If you are in an accident, you are liable for repairs — even if it wasn’t your fault. The good news is that Minnesota law requires all auto insurance policies to include rental cars. If you own a car and have paid your insurance, your rental car is covered, too. The car may also be automatically covered by your credit card company. Check before you pay out of pocket for repairs. However, your auto insurance policy may not cover cars rented in another country. Be sure to check first.
If you aren’t insured, you can purchase a collision damage waiver (also called a loss damage waiver) from the car rental company. A waiver, which isn’t insurance, is an agreement between the car rental company and you stating that the company will not hold you responsible for accidental damage or loss, and will pay for all costs itself, unless you violate the terms of the rental agreement.
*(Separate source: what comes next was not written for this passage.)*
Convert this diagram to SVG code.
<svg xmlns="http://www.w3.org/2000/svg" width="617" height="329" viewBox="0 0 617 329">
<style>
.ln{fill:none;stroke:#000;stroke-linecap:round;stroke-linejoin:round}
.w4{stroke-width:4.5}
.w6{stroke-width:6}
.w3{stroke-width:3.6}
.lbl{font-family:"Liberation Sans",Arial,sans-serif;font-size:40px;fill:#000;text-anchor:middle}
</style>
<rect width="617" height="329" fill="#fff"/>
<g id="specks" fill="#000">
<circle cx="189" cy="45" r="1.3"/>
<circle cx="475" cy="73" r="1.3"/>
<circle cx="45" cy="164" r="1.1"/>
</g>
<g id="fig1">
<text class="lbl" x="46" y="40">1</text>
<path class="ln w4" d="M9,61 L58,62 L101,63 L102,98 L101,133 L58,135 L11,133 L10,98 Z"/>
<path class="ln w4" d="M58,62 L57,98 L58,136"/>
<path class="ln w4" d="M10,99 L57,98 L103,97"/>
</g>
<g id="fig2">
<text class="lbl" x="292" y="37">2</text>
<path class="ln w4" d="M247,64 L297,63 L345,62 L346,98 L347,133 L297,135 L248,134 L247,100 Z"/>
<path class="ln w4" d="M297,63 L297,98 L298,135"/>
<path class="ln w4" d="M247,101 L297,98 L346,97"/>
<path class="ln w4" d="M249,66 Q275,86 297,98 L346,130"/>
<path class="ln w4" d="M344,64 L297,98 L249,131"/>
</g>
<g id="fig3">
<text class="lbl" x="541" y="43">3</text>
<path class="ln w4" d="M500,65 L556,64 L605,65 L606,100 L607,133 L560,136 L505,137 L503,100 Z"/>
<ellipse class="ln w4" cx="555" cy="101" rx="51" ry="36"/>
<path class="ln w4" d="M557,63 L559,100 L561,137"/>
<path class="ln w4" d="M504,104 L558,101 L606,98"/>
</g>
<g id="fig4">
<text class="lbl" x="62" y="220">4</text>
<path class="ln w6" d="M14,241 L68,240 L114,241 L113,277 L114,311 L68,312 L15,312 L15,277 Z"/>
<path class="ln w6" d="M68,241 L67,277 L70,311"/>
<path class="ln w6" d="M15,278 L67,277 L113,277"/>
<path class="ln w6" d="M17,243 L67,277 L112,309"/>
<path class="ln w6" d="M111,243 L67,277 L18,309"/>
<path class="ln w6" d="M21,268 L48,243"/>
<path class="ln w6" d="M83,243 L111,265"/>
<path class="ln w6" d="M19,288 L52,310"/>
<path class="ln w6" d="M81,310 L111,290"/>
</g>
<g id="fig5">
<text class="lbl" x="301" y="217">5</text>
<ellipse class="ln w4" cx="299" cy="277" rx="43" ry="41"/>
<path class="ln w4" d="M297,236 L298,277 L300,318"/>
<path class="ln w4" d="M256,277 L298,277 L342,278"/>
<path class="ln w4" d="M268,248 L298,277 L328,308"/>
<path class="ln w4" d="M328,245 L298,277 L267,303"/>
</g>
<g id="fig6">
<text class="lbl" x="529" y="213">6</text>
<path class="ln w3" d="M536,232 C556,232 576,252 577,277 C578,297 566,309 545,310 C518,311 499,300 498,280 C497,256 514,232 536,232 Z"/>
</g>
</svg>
If you want a waiver you’ll pay an additional cost of anywhere from $3 to $15 a day. Do your homework in advance to be sure you need this before you buy it. Companies can’t require you to purchase it.
You can also purchase liability insurance. In the event of an accident, liability insurance covers you against claims by others for bodily injury and property damage up to a specific limit. Some companies provide only secondary coverage, meaning that your own insurance will be applied first to meet the state’s minimum requirements. Major companies offer an extended liability package at a daily rate, with up to $1 million in additional protection. Some packages provide uninsured driver protection as well, in the event that the other driver is not insured.
Personal Accident Insurance
This is available separately or in a package with options. It insures against death and certain medical expenses.
Personal Effects Coverage
This protects your luggage and personal property, but there are limitations for damage or loss. It may, for example, exclude jewelry and cameras.
Report the Accident
In the unfortunate event of an accident with a rental car, report the accident to the police and complete an accident report, just as you would if you were driving your own car. Also, notify the car rental company within 24 hours. You’ll have to fill out another accident report. Be aware that any statements you make may be a permanent part of the accident report. Be truthful because your statements may be used in legal claims.
— Adapted with permission from Alamo Rent A Car, Inc.’s, “A Consumer’s Guide to Renting a Car.” The guide was written in cooperation with the National Association of Consumer Agency Administrators.